Indian Scientists Measure Magnetic Fields Near Infant Massive Star

In a groundbreaking achievement, researchers from the Indian Institute of Space Science and Technology (IIST), Thiruvananthapuram, have become the first scientists globally to directly measure magnetic fields near a forming massive star, advancing our understanding of star and galaxy formation. This pivotal discovery was published on July 19, 2025, in *The Astrophysical Journal Letters*, marking a significant milestone in astrophysics.

The study focused on a massive protostar known as IRAS 18162-2048, located approximately 4,500 light years from Earth. Utilizing advanced observations from the Karl G. Jansky Very Large Array (VLA) in the United States, the team detected circularly polarized radio emissions, a crucial indicator of magnetic fields. The measured magnetic field in the vicinity of the protostar ranged from 20 to 35 Gauss, which is roughly 100 times stronger than Earth's magnetic field.

Dr. Sarita Vig, the lead scientist at IIST who conceptualized the study, highlighted the significance of these findings, stating, "These magnetic field values are now scientifically measured from near the protostar, unlike earlier studies that relied on theoretical models." This achievement not only enhances the theoretical framework surrounding mass star formation but also supports the hypothesis that jet formations from both stars and black holes share a common magnetic origin.

The research further corroborates a longstanding theory in astrophysics regarding the universality of jet formation. Amal George Cheriyan, a PhD researcher at IIST and co-author of the paper, remarked, "This is the first strong evidence that jet formation physics is universal, whether it’s a young star or a distant black hole."

The collaborative effort involved partnerships with esteemed institutions such as the Indian Institute of Science (IISc), Bengaluru, the National Autonomous University of Mexico (UNAM), and Universidad Nacional de Córdoba in Argentina.
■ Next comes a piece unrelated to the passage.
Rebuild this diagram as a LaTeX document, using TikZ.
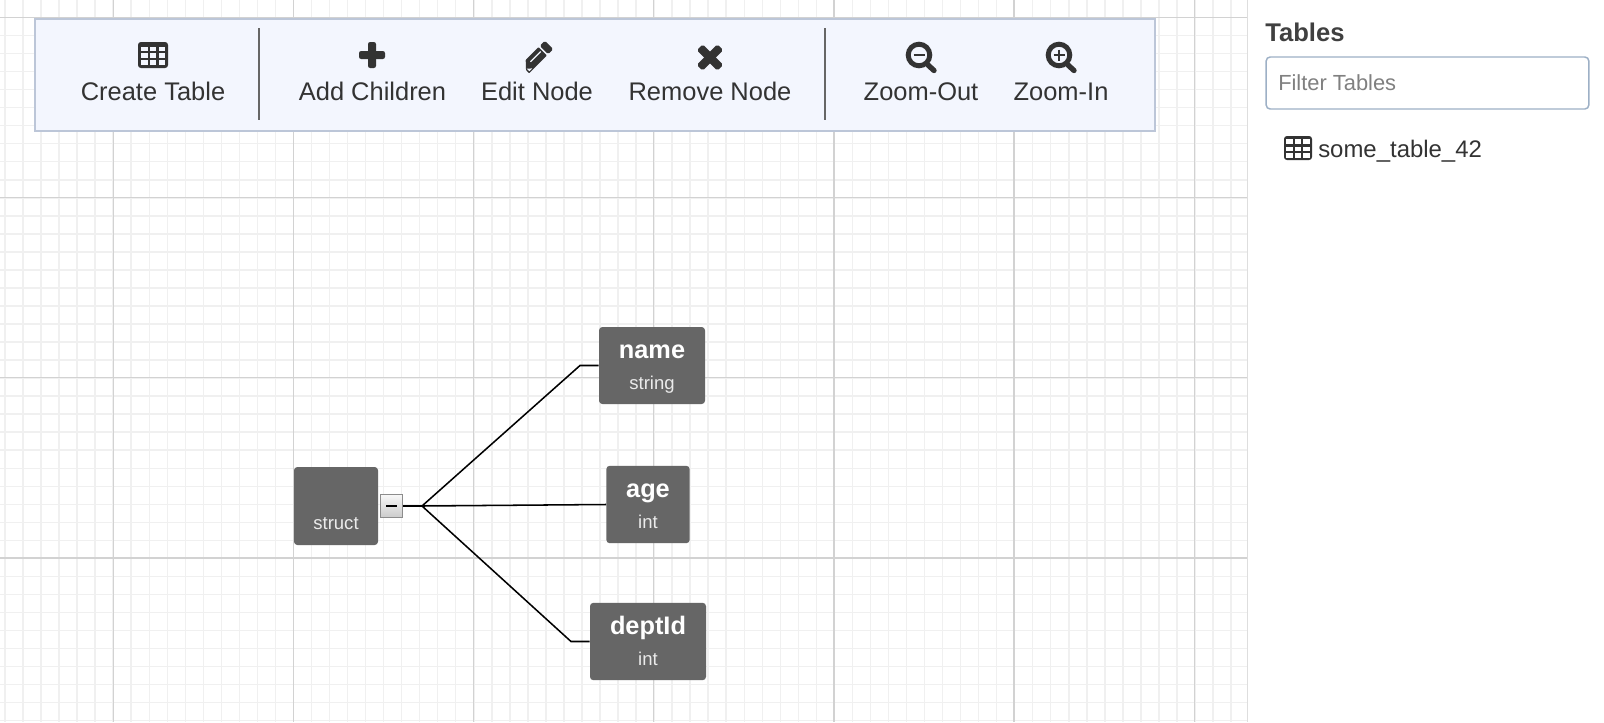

This cooperative research effort underscores the global nature of scientific inquiry and the necessity of international collaboration in addressing complex astronomical questions.

Historically, the formation of massive stars, defined as those exceeding 8 to 10 times the mass of our Sun, has posed significant challenges to astrophysicists, with much of the understanding remaining theoretical for decades. Previous attempts to measure magnetic fields in the vicinity of such stars had failed due to technological limitations, leaving scientists to infer the presence of magnetism through indirect methods.

The implications of this discovery extend beyond mere academic curiosity. Understanding the magnetic dynamics at play during the formation of massive stars can provide deeper insights into the broader processes that govern galaxy formation and evolution. As Dr. Vig noted, the findings pave the way for future research that could elucidate the role of magnetic forces in the cosmos.

This research also prompts a reevaluation of existing theories about the lifecycle of galaxies and the mechanisms driving their evolution. The implications of a shared magnetic origin for jets may lead to new predictive models in astrophysical research.

As the scientific community continues to explore the complexities of our universe, this landmark study serves as a reminder of the intricate connections that govern stellar and galactic phenomena. The future of astrophysics may be significantly impacted by these findings, as they invite further exploration into the magnetism of stars and its effects on the formation and evolution of galaxies across the universe.